The 15th National Assembly (NA) at its ninth session will discuss and may adopt a resolution on the establishment of regional and international financial centres (IFCs) in mid-2025.
![]() Ho Chi Minh City has an ambition to sit on par with other financial centres in the region, photo Le Toan |
The draft resolution, which is being prepared by the Ministry of Planning and Investment, will be submitted to the National Assembly Standing Committee this month for consideration. It covers many types of tax incentives for investors and businesses investing in these centres.
For example, when it comes to the personal income tax (PIT) policy, managers, scientists, and highly qualified experts with income subject to PIT arising at the IFC will be exempt from this type of tax.
Others who have income subject to PIT arising at the financial centres and at their member units shall be exempted from PIT until the end of 2035, and the PIT payable in the following years shall be halved.

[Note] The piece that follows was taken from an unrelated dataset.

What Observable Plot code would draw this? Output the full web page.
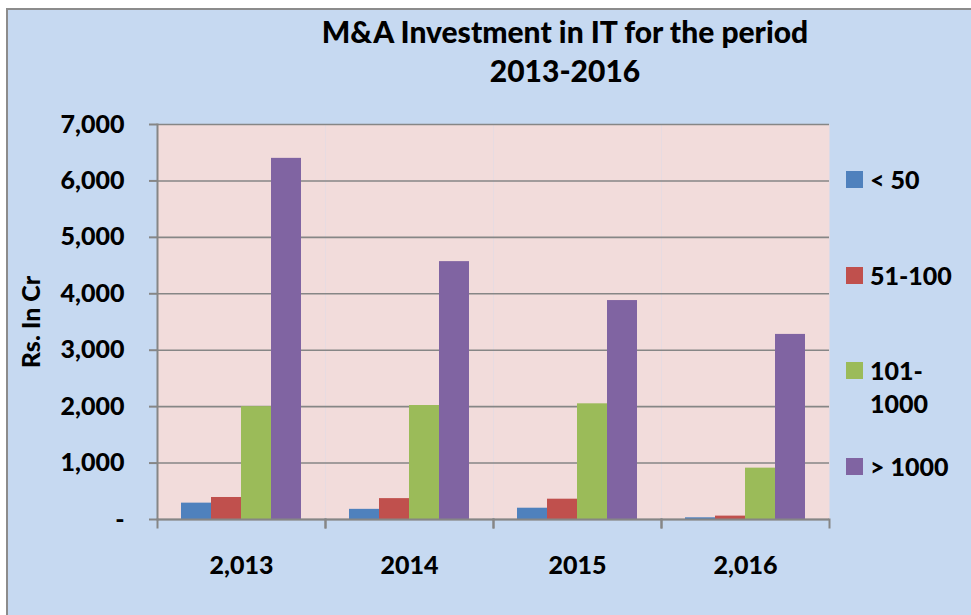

Ventures in priority development sectors and occupations shall be subject to a 10 per cent corporate income tax (CIT) during the project implementation period, with tax exemption for four years and 50 per cent reduction of tax payable in the next nine years.
In addition, income from projects of hundreds of the largest corporations in the world, as well as credit institutions, financial companies, and wholly foreign-owned investment funds, shall be exempted from CIT for an additional two years and have half of the tax payable reduced for the next four years from the time of taxable income in addition to the CIT incentives.
“If an investor has a project that meets many conditions to enjoy many different incentives, the investor can choose to apply the most beneficial one,” the draft resolution stated.
Furthermore, foreigners and Vietnamese people holding foreign passports working or doing business investment activities at the financial centres and their family members will be granted multiple-entry and exit visas with a validity period corresponding to the working period at the centres. They will also be granted temporary residence in the centres and in Vietnam.
Foreigners and Vietnamese holders of foreign passports working with financial centre management agencies are exempted from entry visas for a duration of no more than 30 days.
Last November, Vietnam’s Politburo approved the establishment of an IFC in Ho Chi Minh City and a regional financial centre in the central city of Danang. Shortly after, the government issued an action plan for development.
To oversee this, an inter-agency steering committee was established, chaired by Prime Minister Pham Minh Chinh, with Permanent Deputy PM Nguyen Hoa Binh serving as the Standing Deputy Head.
At present, Vietnam is also consulting on international experiences in developing IFCs such as the UK, Singapore, Dubai, and Kazakhstan. Last month in Hanoi, Deputy Prime Minister, Minister of Foreign Affairs Bui Thanh Son hosted a reception for Ali Ijaz Ahmad, CEO of Singapore-based Makara Capital, asking the group to support Vietnam in developing IFCs.
Ahmad said that the most important factor in founding an IFC was the quality of personnel, and their living and working conditions. Another important issue is building a legal system to facilitate the inflow and outflow of capital, ensuring capital recovery and safe cash flows.
Vietnam is also working with the UK on this issue. According to the British Consul in Ho Chi Minh City, Vietnam can learn from the UK to develop the centres successfully. The UK is one of the world’s leading international financial and business centres.
“The UK government and regulators have worked closely with industry and other key stakeholders to achieve this position. An approach would be underpinned by high standards, robust rules and principles-based regulatory framework, a strong ecosystem of financial and related professional services, common law, and a vibrant fintech infrastructure that supports all other economic activity,” the consul said.
Since 2022, with strong support from financial advocacy group TheCityUK and UK businesses in Vietnam, the consul has been working closely with Vietnamese authorities including Ministry of Planning and Investment, Ministry of Finance, the State Bank of Vietnam, authorities in Ho Chi Minh City and Danang, and other stakeholders to provide technical assistance, recommendations, and capacity building activities to share best practices and assist Vietnam to design an IFC, which utilises the strengths of the Vietnamese economy.